PROBLEM TO SOLVE
Exactly repeat the material, dropping every picture from the copy.
--- Begin GIVEN DATA ---
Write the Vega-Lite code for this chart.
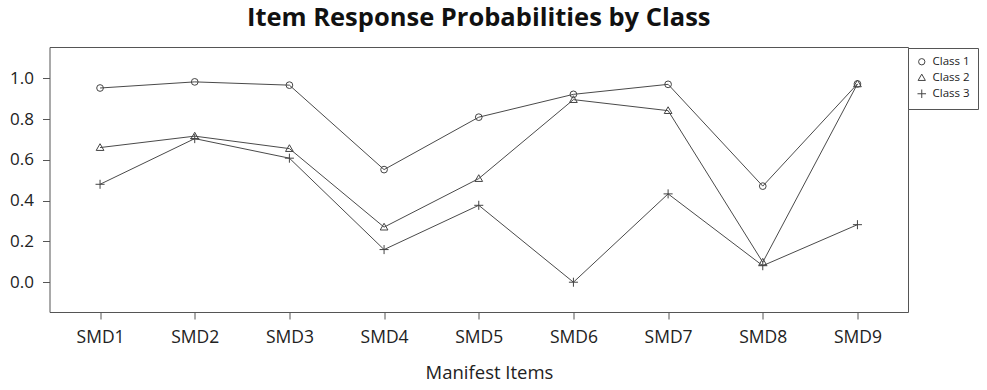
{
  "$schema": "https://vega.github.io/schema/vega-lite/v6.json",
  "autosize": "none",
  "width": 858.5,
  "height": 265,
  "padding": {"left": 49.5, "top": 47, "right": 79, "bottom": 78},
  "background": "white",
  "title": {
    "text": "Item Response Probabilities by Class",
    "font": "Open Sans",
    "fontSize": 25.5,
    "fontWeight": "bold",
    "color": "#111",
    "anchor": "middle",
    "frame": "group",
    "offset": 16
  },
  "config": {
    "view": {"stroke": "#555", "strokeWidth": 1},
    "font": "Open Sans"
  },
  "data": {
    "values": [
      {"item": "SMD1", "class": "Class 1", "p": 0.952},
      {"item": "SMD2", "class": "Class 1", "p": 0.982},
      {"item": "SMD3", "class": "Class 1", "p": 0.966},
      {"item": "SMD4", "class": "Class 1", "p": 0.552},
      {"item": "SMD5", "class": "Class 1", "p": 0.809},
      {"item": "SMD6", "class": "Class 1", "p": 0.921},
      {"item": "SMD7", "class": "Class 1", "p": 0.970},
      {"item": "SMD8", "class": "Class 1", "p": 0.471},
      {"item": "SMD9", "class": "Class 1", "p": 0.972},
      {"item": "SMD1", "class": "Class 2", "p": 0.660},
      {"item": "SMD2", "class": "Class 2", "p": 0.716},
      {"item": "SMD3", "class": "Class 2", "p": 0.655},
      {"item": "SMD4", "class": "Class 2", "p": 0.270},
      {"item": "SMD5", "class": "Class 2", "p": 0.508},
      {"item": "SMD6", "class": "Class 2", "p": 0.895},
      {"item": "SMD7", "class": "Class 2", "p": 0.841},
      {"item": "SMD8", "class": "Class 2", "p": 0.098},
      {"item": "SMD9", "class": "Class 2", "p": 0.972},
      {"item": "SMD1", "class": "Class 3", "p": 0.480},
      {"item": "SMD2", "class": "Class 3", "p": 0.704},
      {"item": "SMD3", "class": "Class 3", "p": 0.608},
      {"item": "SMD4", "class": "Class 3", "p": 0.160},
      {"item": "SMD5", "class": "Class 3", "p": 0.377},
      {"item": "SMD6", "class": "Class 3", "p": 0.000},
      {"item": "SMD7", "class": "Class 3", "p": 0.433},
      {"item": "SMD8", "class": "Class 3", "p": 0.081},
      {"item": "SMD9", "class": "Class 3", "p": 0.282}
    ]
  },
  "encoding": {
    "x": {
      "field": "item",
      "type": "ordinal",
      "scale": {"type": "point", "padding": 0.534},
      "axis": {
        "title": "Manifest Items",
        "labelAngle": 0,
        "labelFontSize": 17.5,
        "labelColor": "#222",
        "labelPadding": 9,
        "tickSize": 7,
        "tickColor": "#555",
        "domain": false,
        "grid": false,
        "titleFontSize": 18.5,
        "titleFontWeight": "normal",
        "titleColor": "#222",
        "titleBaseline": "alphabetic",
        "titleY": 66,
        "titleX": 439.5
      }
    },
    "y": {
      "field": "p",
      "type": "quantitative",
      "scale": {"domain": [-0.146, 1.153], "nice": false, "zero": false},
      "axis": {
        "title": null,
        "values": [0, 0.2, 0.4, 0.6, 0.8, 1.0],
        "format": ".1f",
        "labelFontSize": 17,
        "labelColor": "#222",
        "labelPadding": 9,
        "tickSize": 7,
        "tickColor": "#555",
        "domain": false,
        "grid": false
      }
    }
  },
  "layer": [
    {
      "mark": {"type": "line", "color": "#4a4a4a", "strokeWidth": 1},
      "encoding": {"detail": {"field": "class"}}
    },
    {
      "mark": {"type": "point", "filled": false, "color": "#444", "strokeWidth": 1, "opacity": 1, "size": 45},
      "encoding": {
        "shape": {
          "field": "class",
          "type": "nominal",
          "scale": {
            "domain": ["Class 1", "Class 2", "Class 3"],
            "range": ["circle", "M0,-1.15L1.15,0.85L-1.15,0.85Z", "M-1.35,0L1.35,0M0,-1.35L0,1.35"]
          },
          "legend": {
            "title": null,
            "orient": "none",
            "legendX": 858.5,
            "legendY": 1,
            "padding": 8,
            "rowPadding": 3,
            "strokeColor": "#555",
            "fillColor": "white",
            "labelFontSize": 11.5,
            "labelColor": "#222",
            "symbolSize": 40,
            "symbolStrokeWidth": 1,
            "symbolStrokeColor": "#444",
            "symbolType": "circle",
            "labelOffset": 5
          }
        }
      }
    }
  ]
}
--- End GIVEN DATA ---
COMPLETED EXERCISE
Write the Vega-Lite code for this chart.
{
  "$schema": "https://vega.github.io/schema/vega-lite/v6.json",
  "autosize": "none",
  "width": 858.5,
  "height": 265,
  "padding": {"left": 49.5, "top": 47, "right": 79, "bottom": 78},
  "background": "white",
  "title": {
    "text": "Item Response Probabilities by Class",
    "font": "Open Sans",
    "fontSize": 25.5,
    "fontWeight": "bold",
    "color": "#111",
    "anchor": "middle",
    "frame": "group",
    "offset": 16
  },
  "config": {
    "view": {"stroke": "#555", "strokeWidth": 1},
    "font": "Open Sans"
  },
  "data": {
    "values": [
      {"item": "SMD1", "class": "Class 1", "p": 0.952},
      {"item": "SMD2", "class": "Class 1", "p": 0.982},
      {"item": "SMD3", "class": "Class 1", "p": 0.966},
      {"item": "SMD4", "class": "Class 1", "p": 0.552},
      {"item": "SMD5", "class": "Class 1", "p": 0.809},
      {"item": "SMD6", "class": "Class 1", "p": 0.921},
      {"item": "SMD7", "class": "Class 1", "p": 0.970},
      {"item": "SMD8", "class": "Class 1", "p": 0.471},
      {"item": "SMD9", "class": "Class 1", "p": 0.972},
      {"item": "SMD1", "class": "Class 2", "p": 0.660},
      {"item": "SMD2", "class": "Class 2", "p": 0.716},
      {"item": "SMD3", "class": "Class 2", "p": 0.655},
      {"item": "SMD4", "class": "Class 2", "p": 0.270},
      {"item": "SMD5", "class": "Class 2", "p": 0.508},
      {"item": "SMD6", "class": "Class 2", "p": 0.895},
      {"item": "SMD7", "class": "Class 2", "p": 0.841},
      {"item": "SMD8", "class": "Class 2", "p": 0.098},
      {"item": "SMD9", "class": "Class 2", "p": 0.972},
      {"item": "SMD1", "class": "Class 3", "p": 0.480},
      {"item": "SMD2", "class": "Class 3", "p": 0.704},
      {"item": "SMD3", "class": "Class 3", "p": 0.608},
      {"item": "SMD4", "class": "Class 3", "p": 0.160},
      {"item": "SMD5", "class": "Class 3", "p": 0.377},
      {"item": "SMD6", "class": "Class 3", "p": 0.000},
      {"item": "SMD7", "class": "Class 3", "p": 0.433},
      {"item": "SMD8", "class": "Class 3", "p": 0.081},
      {"item": "SMD9", "class": "Class 3", "p": 0.282}
    ]
  },
  "encoding": {
    "x": {
      "field": "item",
      "type": "ordinal",
      "scale": {"type": "point", "padding": 0.534},
      "axis": {
        "title": "Manifest Items",
        "labelAngle": 0,
        "labelFontSize": 17.5,
        "labelColor": "#222",
        "labelPadding": 9,
        "tickSize": 7,
        "tickColor": "#555",
        "domain": false,
        "grid": false,
        "titleFontSize": 18.5,
        "titleFontWeight": "normal",
        "titleColor": "#222",
        "titleBaseline": "alphabetic",
        "titleY": 66,
        "titleX": 439.5
      }
    },
    "y": {
      "field": "p",
      "type": "quantitative",
      "scale": {"domain": [-0.146, 1.153], "nice": false, "zero": false},
      "axis": {
        "title": null,
        "values": [0, 0.2, 0.4, 0.6, 0.8, 1.0],
        "format": ".1f",
        "labelFontSize": 17,
        "labelColor": "#222",
        "labelPadding": 9,
        "tickSize": 7,
        "tickColor": "#555",
        "domain": false,
        "grid": false
      }
    }
  },
  "layer": [
    {
      "mark": {"type": "line", "color": "#4a4a4a", "strokeWidth": 1},
      "encoding": {"detail": {"field": "class"}}
    },
    {
      "mark": {"type": "point", "filled": false, "color": "#444", "strokeWidth": 1, "opacity": 1, "size": 45},
      "encoding": {
        "shape": {
          "field": "class",
          "type": "nominal",
          "scale": {
            "domain": ["Class 1", "Class 2", "Class 3"],
            "range": ["circle", "M0,-1.15L1.15,0.85L-1.15,0.85Z", "M-1.35,0L1.35,0M0,-1.35L0,1.35"]
          },
          "legend": {
            "title": null,
            "orient": "none",
            "legendX": 858.5,
            "legendY": 1,
            "padding": 8,
            "rowPadding": 3,
            "strokeColor": "#555",
            "fillColor": "white",
            "labelFontSize": 11.5,
            "labelColor": "#222",
            "symbolSize": 40,
            "symbolStrokeWidth": 1,
            "symbolStrokeColor": "#444",
            "symbolType": "circle",
            "labelOffset": 5
          }
        }
      }
    }
  ]
}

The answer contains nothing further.